* **BRIEF**: Take the listing from its first line through the line that contains "の散布図（タイプ I ～ VI）" and please retype those lines exactly, leaving out the pictures.

* **DATASET EXTRACT**:
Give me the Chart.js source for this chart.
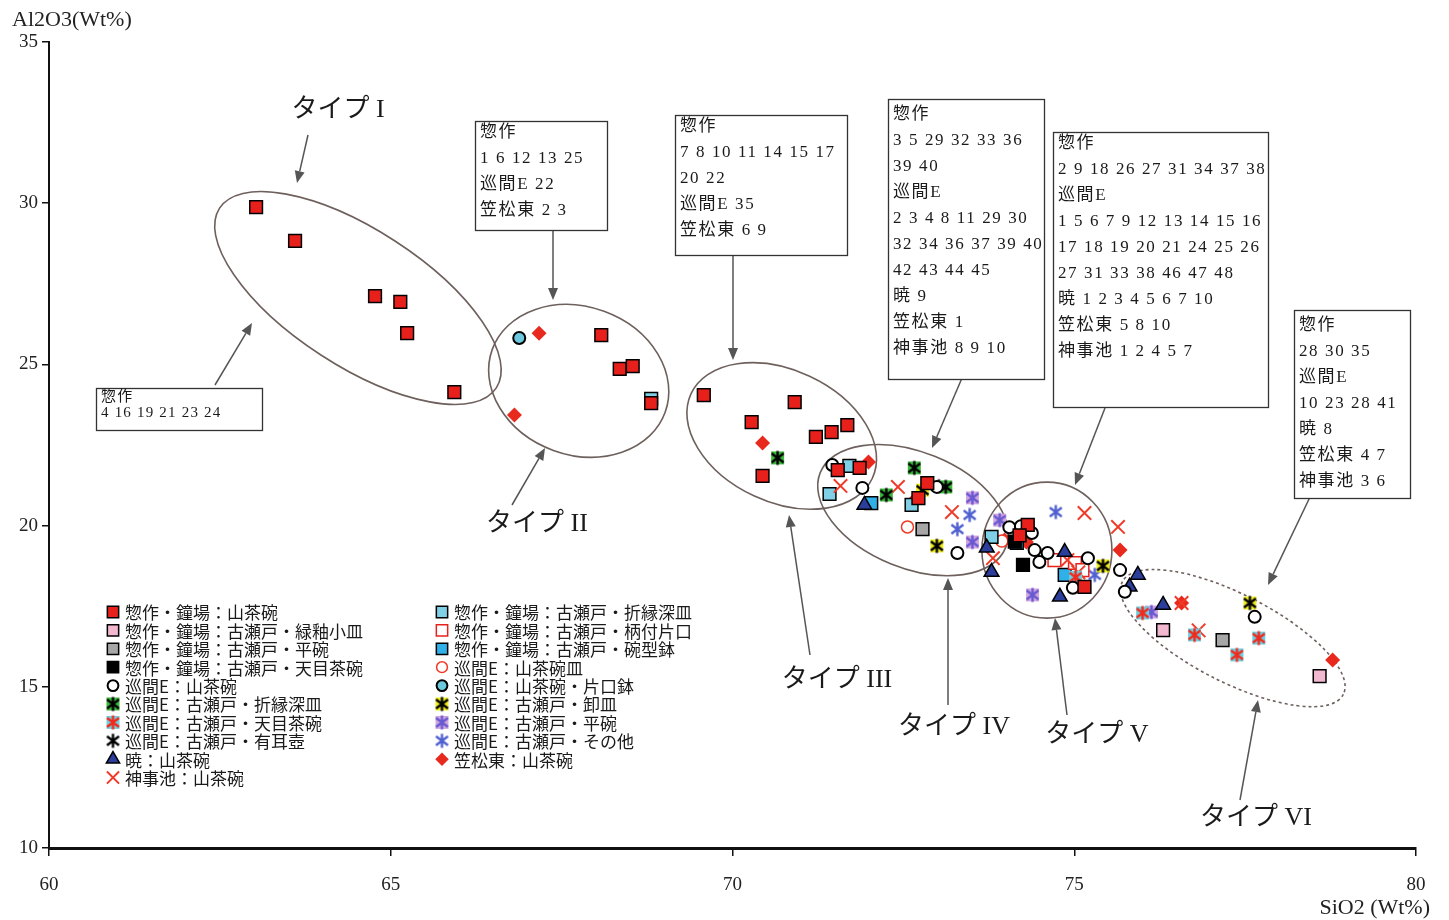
<!DOCTYPE html>
<html lang="ja">
<head>
<meta charset="utf-8">
<title>SiO2 - Al2O3</title>
<script src="https://cdn.jsdelivr.net/npm/chart.js"></script>
<style>
  html, body { margin: 0; padding: 0; background: #fff; }
  #wrap { width: 1449px; height: 920px; position: relative; }
</style>
</head>
<body>
<div id="wrap"><canvas id="chart"></canvas></div>
<script>
// SiO2 / Al2O3 の散布図（タイプ I ～ VI）

// --- データ [SiO2, Al2O3] ---
const sosakuYamachawan = [[63.03,29.88],[63.60,28.83],[64.77,27.12],[65.14,26.94],[65.24,25.97],[65.93,24.14],
  [68.08,25.91],[68.35,24.86],[68.54,24.95],[68.81,23.80],
  [69.58,24.05],[70.91,23.83],[70.28,23.21],[71.22,22.75],[71.45,22.90],[71.68,23.12],[70.44,21.54],
  [71.54,21.72],[71.86,21.79],[72.85,21.32],[72.72,20.85],
  [74.32,20.02],[74.20,19.70],[75.15,18.10]];
const sosakuRyokuyu = [[76.30,16.76],[78.59,15.33]];
const sosakuHirawan = [[72.78,19.89],[77.17,16.45]];
const sosakuTenmoku = [[74.25,18.78],[74.13,19.50]];
const junkanYamachawan = [[71.46,21.88],[71.90,21.17],[72.99,21.20],[73.29,19.15],[74.05,19.95],[74.22,19.98],
  [74.38,19.77],[74.42,19.24],[74.49,18.87],[74.61,19.15],[75.20,18.99],[74.98,18.07],[75.67,18.62],
  [75.74,17.95],[77.64,17.17]];
const junkanOrienuka = [[70.66,22.10],[72.25,20.95],[72.66,21.79],[73.12,21.20]];
const junkanTenmoku = [[76.00,17.29],[76.76,16.61],[77.38,15.99],[77.70,16.51],[75.02,18.40]];
const junkanYujiko = [[73.02,21.22]];
const akatsukiYamachawan = [[71.93,20.64],[73.72,19.31],[73.79,18.56],[74.86,19.18],[74.79,17.79],
  [75.81,18.10],[75.93,18.47],[76.30,17.54]];
const jinjiYamachawan = [[71.58,21.23],[72.42,21.20],[73.21,20.42],[73.81,18.99],[75.15,20.39],[75.64,19.96],
  [74.90,18.93],[75.06,18.55],[76.57,17.60],[76.82,16.75]];
const sosakuOrienuka = [[68.81,23.93],[71.42,20.98],[71.71,21.85],[72.62,20.64],[73.79,19.65]];
const sosakuKatakuchi = [[74.71,18.93],[75.01,18.84],[75.12,18.62]];
const sosakuWangata = [[72.03,20.70],[74.16,19.46],[74.86,18.47]];
const junkanYamachawanZara = [[72.56,19.96],[73.94,19.52]];
const junkanKatakuchi = [[66.88,25.82]];
const junkanOroshi = [[72.78,21.10],[72.99,19.37],[75.42,18.75],[77.57,17.60]];
const junkanHirawan = [[73.51,20.86],[73.51,19.49],[73.91,20.17],[74.39,17.85],[76.13,17.32]];
const junkanSonota = [[73.47,20.33],[73.29,19.89],[74.73,20.42],[75.30,18.47]];
const kasamatsuYamachawan = [[67.17,25.97],[66.81,23.43],[70.44,22.56],[71.99,21.97],[72.66,20.79],
  [74.30,19.49],[73.98,19.55],[75.67,19.24],[76.57,17.60],[78.78,15.83]];

const xTicks = [60, 65, 70, 75, 80];
const yTicks = [10, 15, 20, 25, 30, 35];

// アスタリスク型のマーカー（背景色つき）
function asteriskMarker(bg, fg) {
  const c = document.createElement('canvas');
  c.width = 17; c.height = 17;
  const g = c.getContext('2d');
  if (bg) { g.fillStyle = bg; g.fillRect(2, 2, 13, 13); }
  g.strokeStyle = fg;
  g.lineWidth = 2.4;
  g.beginPath();
  g.moveTo(8.5, 1.5); g.lineTo(8.5, 15.5);
  g.moveTo(2.5, 4); g.lineTo(14.5, 13);
  g.moveTo(2.5, 13); g.lineTo(14.5, 4);
  g.stroke();
  return c;
}

function series(label, pts, style) {
  return Object.assign({
    label: label,
    data: pts.map(p => ({ x: p[0], y: p[1] })),
    borderWidth: 1.5,
    borderColor: '#000'
  }, style);
}

const datasets = [
  series('惣作・鐘場：山茶碗', sosakuYamachawan, { pointStyle: 'rect', pointRadius: 9, backgroundColor: '#e8201c' }),
  series('惣作・鐘場：古瀬戸・緑釉小皿', sosakuRyokuyu, { pointStyle: 'rect', pointRadius: 9, backgroundColor: '#f2b8d0' }),
  series('惣作・鐘場：古瀬戸・平碗', sosakuHirawan, { pointStyle: 'rect', pointRadius: 9, backgroundColor: '#a6a6a6' }),
  series('惣作・鐘場：古瀬戸・天目茶碗', sosakuTenmoku, { pointStyle: 'rect', pointRadius: 9, backgroundColor: '#000' }),
  series('巡間E：山茶碗', junkanYamachawan, { pointStyle: 'circle', pointRadius: 6, backgroundColor: '#fff', borderWidth: 2 }),
  series('巡間E：古瀬戸・折縁深皿', junkanOrienuka, { pointStyle: asteriskMarker('#3cb93c', '#000'), pointRadius: 8 }),
  series('巡間E：古瀬戸・天目茶碗', junkanTenmoku, { pointStyle: asteriskMarker('#6fd0e0', '#f02a1e'), pointRadius: 8 }),
  series('巡間E：古瀬戸・有耳壺', junkanYujiko, { pointStyle: asteriskMarker(null, '#000'), pointRadius: 8 }),
  series('暁：山茶碗', akatsukiYamachawan, { pointStyle: 'triangle', pointRadius: 8.5, backgroundColor: '#2c3e9c' }),
  series('神事池：山茶碗', jinjiYamachawan, { pointStyle: 'crossRot', pointRadius: 9.5, borderColor: '#f03a28', borderWidth: 2 }),
  series('惣作・鐘場：古瀬戸・折縁深皿', sosakuOrienuka, { pointStyle: 'rect', pointRadius: 9, backgroundColor: '#7fd0e6' }),
  series('惣作・鐘場：古瀬戸・柄付片口', sosakuKatakuchi, { pointStyle: 'rect', pointRadius: 9, backgroundColor: '#fff', borderColor: '#e8201c' }),
  series('惣作・鐘場：古瀬戸・碗型鉢', sosakuWangata, { pointStyle: 'rect', pointRadius: 9, backgroundColor: '#2fb0e8' }),
  series('巡間E：山茶碗皿', junkanYamachawanZara, { pointStyle: 'circle', pointRadius: 6, backgroundColor: '#fff', borderColor: '#f03a28' }),
  series('巡間E：山茶碗・片口鉢', junkanKatakuchi, { pointStyle: 'circle', pointRadius: 6, backgroundColor: '#6cc8dc', borderWidth: 2 }),
  series('巡間E：古瀬戸・卸皿', junkanOroshi, { pointStyle: asteriskMarker('#f0ee20', '#000'), pointRadius: 8 }),
  series('巡間E：古瀬戸・平碗', junkanHirawan, { pointStyle: asteriskMarker('#d2a6e2', '#6a5ad0'), pointRadius: 8 }),
  series('巡間E：古瀬戸・その他', junkanSonota, { pointStyle: asteriskMarker(null, '#5060d0'), pointRadius: 8 }),
  series('笠松東：山茶碗', kasamatsuYamachawan, { pointStyle: 'rectRot', pointRadius: 7.5, backgroundColor: '#e82a1e', borderColor: '#e82a1e', borderWidth: 0 })
];

// 楕円（中心はデータ座標、半径はピクセル）
const groupEllipses = [
  { x: 64.52, y: 27.06, rx: 165, ry: 68, rot: 33 },
  { x: 67.75, y: 24.49, rx: 92, ry: 74, rot: 20 },
  { x: 70.72, y: 22.78, rx: 100, ry: 66, rot: 25 },
  { x: 72.64, y: 20.48, rx: 100, ry: 58, rot: 22 },
  { x: 74.60, y: 19.24, rx: 65, ry: 68, rot: 0 },
  { x: 77.32, y: 16.51, rx: 124, ry: 44, rot: 27, dash: true }
];

const noteBoxes = [
  { x: 96, y: 388, w: 166, h: 42, size: 15, lh: 16, first: 9, lines: ['惣作', '4 16 19 21 23 24'] },
  { x: 475, y: 121, w: 132, h: 109, first: 12, lines: ['惣作', '1 6 12 13 25', '巡間E 22', '笠松東 2 3'] },
  { x: 675, y: 115, w: 172, h: 140, first: 12, lines: ['惣作', '7 8 10 11 14 15 17', '20 22', '巡間E 35', '笠松東 6 9'] },
  { x: 888, y: 99, w: 156, h: 280, first: 16, lines: ['惣作', '3 5 29 32 33 36', '39 40', '巡間E', '2 3 4 8 11 29 30',
    '32 34 36 37 39 40', '42 43 44 45', '暁 9', '笠松東 1', '神事池 8 9 10'] },
  { x: 1053, y: 132, w: 215, h: 275, first: 12, lines: ['惣作', '2 9 18 26 27 31 34 37 38', '巡間E', '1 5 6 7 9 12 13 14 15 16',
    '17 18 19 20 21 24 25 26', '27 31 33 38 46 47 48', '暁 1 2 3 4 5 6 7 10', '笠松東 5 8 10', '神事池 1 2 4 5 7'] },
  { x: 1294, y: 310, w: 116, h: 188, first: 16, lines: ['惣作', '28 30 35', '巡間E', '10 23 28 41', '暁 8', '笠松東 4 7', '神事池 3 6'] }
];

const typeLabels = [
  { text: 'タイプ I', x: 338, y: 110 },
  { text: 'タイプ II', x: 537, y: 524 },
  { text: 'タイプ III', x: 837, y: 680 },
  { text: 'タイプ IV', x: 954, y: 727 },
  { text: 'タイプ V', x: 1097, y: 735 },
  { text: 'タイプ VI', x: 1256, y: 818 }
];

const arrows = [
  [308, 135, 297, 183], [215, 385, 252, 323], [553, 230, 553, 300], [512, 505, 545, 448],
  [733, 255, 733, 360], [810, 655, 789, 515], [962, 378, 932, 448], [948, 705, 948, 578],
  [1105, 408, 1075, 485], [1067, 715, 1055, 618], [1310, 497, 1268, 585], [1240, 800, 1258, 700]
];

function drawArrow(ctx, x1, y1, x2, y2) {
  const a = Math.atan2(y2 - y1, x2 - x1);
  const L = 12, W = 5;
  const bx = x2 - Math.cos(a) * L, by = y2 - Math.sin(a) * L;
  ctx.beginPath();
  ctx.moveTo(x1, y1);
  ctx.lineTo(bx, by);
  ctx.stroke();
  ctx.beginPath();
  ctx.moveTo(x2, y2);
  ctx.lineTo(bx + Math.sin(a) * W, by - Math.cos(a) * W);
  ctx.lineTo(bx - Math.sin(a) * W, by + Math.cos(a) * W);
  ctx.closePath();
  ctx.fill();
}

const annotations = {
  id: 'annotations',
  beforeDraw(chart) {
    const ctx = chart.ctx;
    ctx.save();
    ctx.fillStyle = '#fff';
    ctx.fillRect(0, 0, chart.width, chart.height);
    ctx.restore();
  },
  beforeDatasetsDraw(chart) {
    const ctx = chart.ctx, xs = chart.scales.x, ys = chart.scales.y;
    ctx.save();
    ctx.strokeStyle = '#6e605c';
    ctx.lineWidth = 1.6;
    groupEllipses.forEach(e => {
      ctx.setLineDash(e.dash ? [3, 3] : []);
      ctx.beginPath();
      ctx.ellipse(xs.getPixelForValue(e.x), ys.getPixelForValue(e.y), e.rx, e.ry, e.rot * Math.PI / 180, 0, Math.PI * 2);
      ctx.stroke();
    });
    ctx.restore();
  },
  afterDraw(chart) {
    const ctx = chart.ctx;
    ctx.save();

    // 矢印
    ctx.strokeStyle = '#555';
    ctx.fillStyle = '#555';
    ctx.lineWidth = 1.5;
    arrows.forEach(a => drawArrow(ctx, a[0], a[1], a[2], a[3]));

    // 注記ボックス
    ctx.textBaseline = 'middle';
    ctx.textAlign = 'left';
    noteBoxes.forEach(b => {
      ctx.fillStyle = '#fff';
      ctx.fillRect(b.x, b.y, b.w, b.h);
      ctx.strokeStyle = '#333';
      ctx.lineWidth = 1.3;
      ctx.strokeRect(b.x + 0.5, b.y + 0.5, b.w, b.h);
      const size = b.size || 17, lh = b.lh || 26;
      ctx.font = size + "px 'Liberation Serif', 'Noto Sans CJK JP'";
      ctx.letterSpacing = (size > 15 ? 1.6 : 1.2) + 'px';
      ctx.fillStyle = '#1a1a1a';
      b.lines.forEach((t, i) => ctx.fillText(t, b.x + 5, b.y + b.first + i * lh));
    });
    ctx.letterSpacing = '0px';

    // タイプ ラベル
    ctx.textAlign = 'center';
    ctx.fillStyle = '#1a1a1a';
    ctx.font = "26px 'Liberation Serif', 'Noto Sans CJK JP'";
    typeLabels.forEach(l => ctx.fillText(l.text, l.x, l.y));

    // 凡例（2列）
    ctx.textAlign = 'left';
    ctx.font = "17px 'Noto Sans CJK JP'";
    chart.data.datasets.forEach((ds, i) => {
      const col = i < 10 ? 0 : 1;
      const row = i < 10 ? i : i - 10;
      const mx = col === 0 ? 113 : 442;
      const my = 612 + row * 18.4;
      ctx.save();
      ctx.fillStyle = ds.backgroundColor || '#000';
      ctx.strokeStyle = ds.borderColor;
      ctx.lineWidth = ds.borderWidth;
      Chart.helpers.drawPoint(ctx, {
        pointStyle: ds.pointStyle,
        radius: ds.pointStyle === 'rect' ? 8 : ds.pointRadius * 0.9,
        borderWidth: ds.borderWidth,
        rotation: 0
      }, mx, my);
      ctx.restore();
      ctx.fillStyle = '#1a1a1a';
      ctx.fillText(ds.label, mx + 12, my + 1);
    });

    // 軸タイトル
    ctx.font = "22px 'Liberation Serif', serif";
    ctx.fillStyle = '#222';
    ctx.textAlign = 'left';
    ctx.fillText('Al2O3(Wt%)', 12, 20);
    ctx.textAlign = 'right';
    ctx.fillText('SiO2 (Wt%)', 1430, 908);
    ctx.restore();
  }
};

new Chart(document.getElementById('chart'), {
  type: 'scatter',
  data: { datasets: datasets },
  options: {
    responsive: true,
    maintainAspectRatio: false,
    animation: false,
    devicePixelRatio: 1,
    layout: { padding: { top: 42, right: 33, left: 0, bottom: 0 } },
    plugins: {
      legend: { display: false },
      tooltip: { enabled: false }
    },
    scales: {
      x: {
        type: 'linear',
        min: 60,
        max: 80,
        afterFit: (scale) => { scale.height = 72; },
        afterBuildTicks: (scale) => { scale.ticks = xTicks.map(v => ({ value: v })); },
        border: { display: true, color: '#111', width: 3 },
        grid: { display: true, drawOnChartArea: false, drawTicks: true, tickLength: 8, color: '#111', lineWidth: 1.5 },
        ticks: { color: '#222', padding: 18, font: { family: "'Liberation Serif', serif", size: 19 } }
      },
      y: {
        type: 'linear',
        min: 10,
        max: 35,
        afterFit: (scale) => { scale.width = 49; },
        afterBuildTicks: (scale) => { scale.ticks = yTicks.map(v => ({ value: v })); },
        border: { display: true, color: '#111', width: 2 },
        grid: { display: true, drawOnChartArea: false, drawTicks: true, tickLength: 7, color: '#111', lineWidth: 1.5 },
        ticks: { color: '#222', padding: 4, font: { family: "'Liberation Serif', serif", size: 19 } }
      }
    }
  },
  plugins: [annotations]
});
</script>
</body>
</html>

* **TASK RESPONSE**:
Give me the Chart.js source for this chart.
<!DOCTYPE html>
<html lang="ja">
<head>
<meta charset="utf-8">
<title>SiO2 - Al2O3</title>
<script src="https://cdn.jsdelivr.net/npm/chart.js"></script>
<style>
  html, body { margin: 0; padding: 0; background: #fff; }
  #wrap { width: 1449px; height: 920px; position: relative; }
</style>
</head>
<body>
<div id="wrap"><canvas id="chart"></canvas></div>
<script>
// SiO2 / Al2O3 の散布図（タイプ I ～ VI）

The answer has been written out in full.